**** RECORDED INFORMATION
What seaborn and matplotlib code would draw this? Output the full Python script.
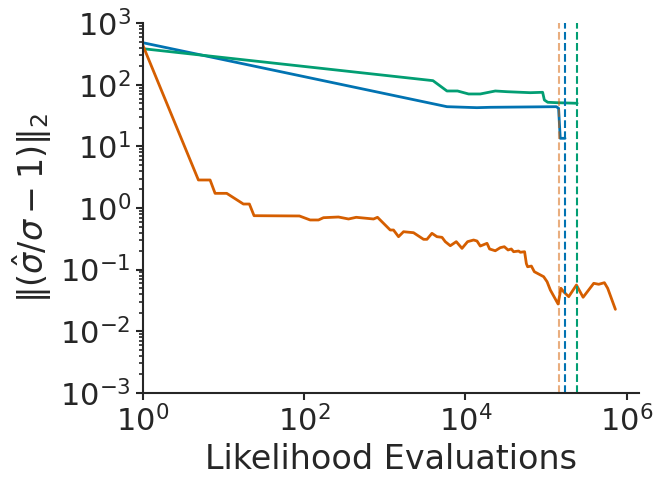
import numpy as np
import pandas as pd
import matplotlib
matplotlib.use("Agg")
import matplotlib.pyplot as plt
import seaborn as sns

# likelihood evaluations (x) and error norm (y)
blue_x = [1, 5910, 13900, 20400, 134000, 143000, 150000, 172000]
blue_y = [484, 44.2, 42.6, 43.2, 44.2, 41.6, 13.55, 13.55]

green_x = [1, 3963, 5910, 8000, 10960, 15300, 23480, 32800, 63800, 90700,
           95300, 105000, 137000, 243000]
green_y = [387, 117, 79.5, 79.5, 71.1, 71.1, 79.5, 77.4, 74.6, 75.7,
           56.8, 52.1, 51.3, 50.2]

orange_x = [1, 4.9, 6.84, 7.89, 11.0, 17.7, 21.0, 24.0, 87.7, 119, 151, 174,
            267, 356, 443, 727, 814, 1170, 1285, 1483, 1711, 2277, 3030, 3340,
            3850, 4440, 5130, 5630, 6500, 7710, 9080, 10650, 12640, 13930,
            15300, 18540, 19960, 23480, 27100, 30400, 33800, 37100, 39600,
            45700, 48000, 54200, 57000, 59100, 65800, 71600, 93400, 103000,
            113000, 141000, 153000, 165000, 191000, 238000, 288000, 390000,
            450000, 529000, 581000, 724000]
orange_y = [444, 2.85, 2.85, 1.73, 1.73, 1.16, 1.16, 0.750, 0.742, 0.639,
            0.639, 0.696, 0.714, 0.663, 0.706, 0.663, 0.706, 0.439, 0.439,
            0.342, 0.412, 0.397, 0.310, 0.310, 0.388, 0.342, 0.334, 0.284,
            0.244, 0.284, 0.221, 0.284, 0.302, 0.291, 0.241, 0.267, 0.216,
            0.202, 0.227, 0.235, 0.208, 0.216, 0.195, 0.200, 0.191, 0.195,
            0.125, 0.111, 0.114, 0.0923, 0.0766, 0.0635, 0.0466, 0.0276,
            0.0497, 0.0437, 0.0363, 0.0561, 0.0355, 0.0598, 0.0577, 0.0612,
            0.0497, 0.0226]

# vertical dashed markers
stop_x = {"orange": 146000, "blue": 172000, "green": 243000}

colors = {"blue": "#0173b2", "green": "#029e73", "orange": "#d55e00"}

sns.set_theme(style="ticks")
plt.rcParams.update({
    "font.family": ["DejaVu Sans"],
    "axes.linewidth": 1.5,
    "xtick.major.width": 1.5,
    "ytick.major.width": 1.5,
    "xtick.minor.width": 1.2,
    "ytick.minor.width": 1.2,
    "xtick.major.size": 5,
    "ytick.major.size": 5,
    "xtick.minor.size": 3,
    "ytick.minor.size": 3,
    "xtick.labelsize": 22,
    "ytick.labelsize": 22,
    "axes.labelsize": 24,
})

fig = plt.figure(figsize=(6.62, 4.87), dpi=100)
ax = fig.add_axes([0.2156, 0.1936, 0.9653 - 0.2156, 0.9522 - 0.1936])

series = [("blue", blue_x, blue_y), ("green", green_x, green_y),
          ("orange", orange_x, orange_y)]
for name, xs, ys in series:
    df = pd.DataFrame({"x": xs, "y": ys})
    sns.lineplot(data=df, x="x", y="y", color=colors[name], lw=2,
                 estimator=None, sort=False, ax=ax)

ax.set(xscale="log", yscale="log")
ax.axvline(stop_x["orange"], color=colors["orange"], alpha=0.5, ls="--", lw=1.5)
ax.axvline(stop_x["blue"], color=colors["blue"], ls="--", lw=1.5)
ax.axvline(stop_x["green"], color=colors["green"], ls="--", lw=1.5)

ax.set_xlim(left=1)
ax.set_ylim(1e-3, 1e3)
ax.set_xlabel("Likelihood Evaluations")
ax.set_ylabel(r"$\|(\hat{\sigma}/\sigma - 1)\|_2$")
sns.despine(ax=ax)

fig.savefig("out.png", dpi=100)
********
→ INSTRUCTION
Restate the data above exactly, stripping out each image.

→ RESULT OF THE TASK
What seaborn and matplotlib code would draw this? Output the full Python script.
import numpy as np
import pandas as pd
import matplotlib
matplotlib.use("Agg")
import matplotlib.pyplot as plt
import seaborn as sns

# likelihood evaluations (x) and error norm (y)
blue_x = [1, 5910, 13900, 20400, 134000, 143000, 150000, 172000]
blue_y = [484, 44.2, 42.6, 43.2, 44.2, 41.6, 13.55, 13.55]

green_x = [1, 3963, 5910, 8000, 10960, 15300, 23480, 32800, 63800, 90700,
           95300, 105000, 137000, 243000]
green_y = [387, 117, 79.5, 79.5, 71.1, 71.1, 79.5, 77.4, 74.6, 75.7,
           56.8, 52.1, 51.3, 50.2]

orange_x = [1, 4.9, 6.84, 7.89, 11.0, 17.7, 21.0, 24.0, 87.7, 119, 151, 174,
            267, 356, 443, 727, 814, 1170, 1285, 1483, 1711, 2277, 3030, 3340,
            3850, 4440, 5130, 5630, 6500, 7710, 9080, 10650, 12640, 13930,
            15300, 18540, 19960, 23480, 27100, 30400, 33800, 37100, 39600,
            45700, 48000, 54200, 57000, 59100, 65800, 71600, 93400, 103000,
            113000, 141000, 153000, 165000, 191000, 238000, 288000, 390000,
            450000, 529000, 581000, 724000]
orange_y = [444, 2.85, 2.85, 1.73, 1.73, 1.16, 1.16, 0.750, 0.742, 0.639,
            0.639, 0.696, 0.714, 0.663, 0.706, 0.663, 0.706, 0.439, 0.439,
            0.342, 0.412, 0.397, 0.310, 0.310, 0.388, 0.342, 0.334, 0.284,
            0.244, 0.284, 0.221, 0.284, 0.302, 0.291, 0.241, 0.267, 0.216,
            0.202, 0.227, 0.235, 0.208, 0.216, 0.195, 0.200, 0.191, 0.195,
            0.125, 0.111, 0.114, 0.0923, 0.0766, 0.0635, 0.0466, 0.0276,
            0.0497, 0.0437, 0.0363, 0.0561, 0.0355, 0.0598, 0.0577, 0.0612,
            0.0497, 0.0226]

# vertical dashed markers
stop_x = {"orange": 146000, "blue": 172000, "green": 243000}

colors = {"blue": "#0173b2", "green": "#029e73", "orange": "#d55e00"}

sns.set_theme(style="ticks")
plt.rcParams.update({
    "font.family": ["DejaVu Sans"],
    "axes.linewidth": 1.5,
    "xtick.major.width": 1.5,
    "ytick.major.width": 1.5,
    "xtick.minor.width": 1.2,
    "ytick.minor.width": 1.2,
    "xtick.major.size": 5,
    "ytick.major.size": 5,
    "xtick.minor.size": 3,
    "ytick.minor.size": 3,
    "xtick.labelsize": 22,
    "ytick.labelsize": 22,
    "axes.labelsize": 24,
})

fig = plt.figure(figsize=(6.62, 4.87), dpi=100)
ax = fig.add_axes([0.2156, 0.1936, 0.9653 - 0.2156, 0.9522 - 0.1936])

series = [("blue", blue_x, blue_y), ("green", green_x, green_y),
          ("orange", orange_x, orange_y)]
for name, xs, ys in series:
    df = pd.DataFrame({"x": xs, "y": ys})
    sns.lineplot(data=df, x="x", y="y", color=colors[name], lw=2,
                 estimator=None, sort=False, ax=ax)

ax.set(xscale="log", yscale="log")
ax.axvline(stop_x["orange"], color=colors["orange"], alpha=0.5, ls="--", lw=1.5)
ax.axvline(stop_x["blue"], color=colors["blue"], ls="--", lw=1.5)
ax.axvline(stop_x["green"], color=colors["green"], ls="--", lw=1.5)

ax.set_xlim(left=1)
ax.set_ylim(1e-3, 1e3)
ax.set_xlabel("Likelihood Evaluations")
ax.set_ylabel(r"$\|(\hat{\sigma}/\sigma - 1)\|_2$")
sns.despine(ax=ax)

fig.savefig("out.png", dpi=100)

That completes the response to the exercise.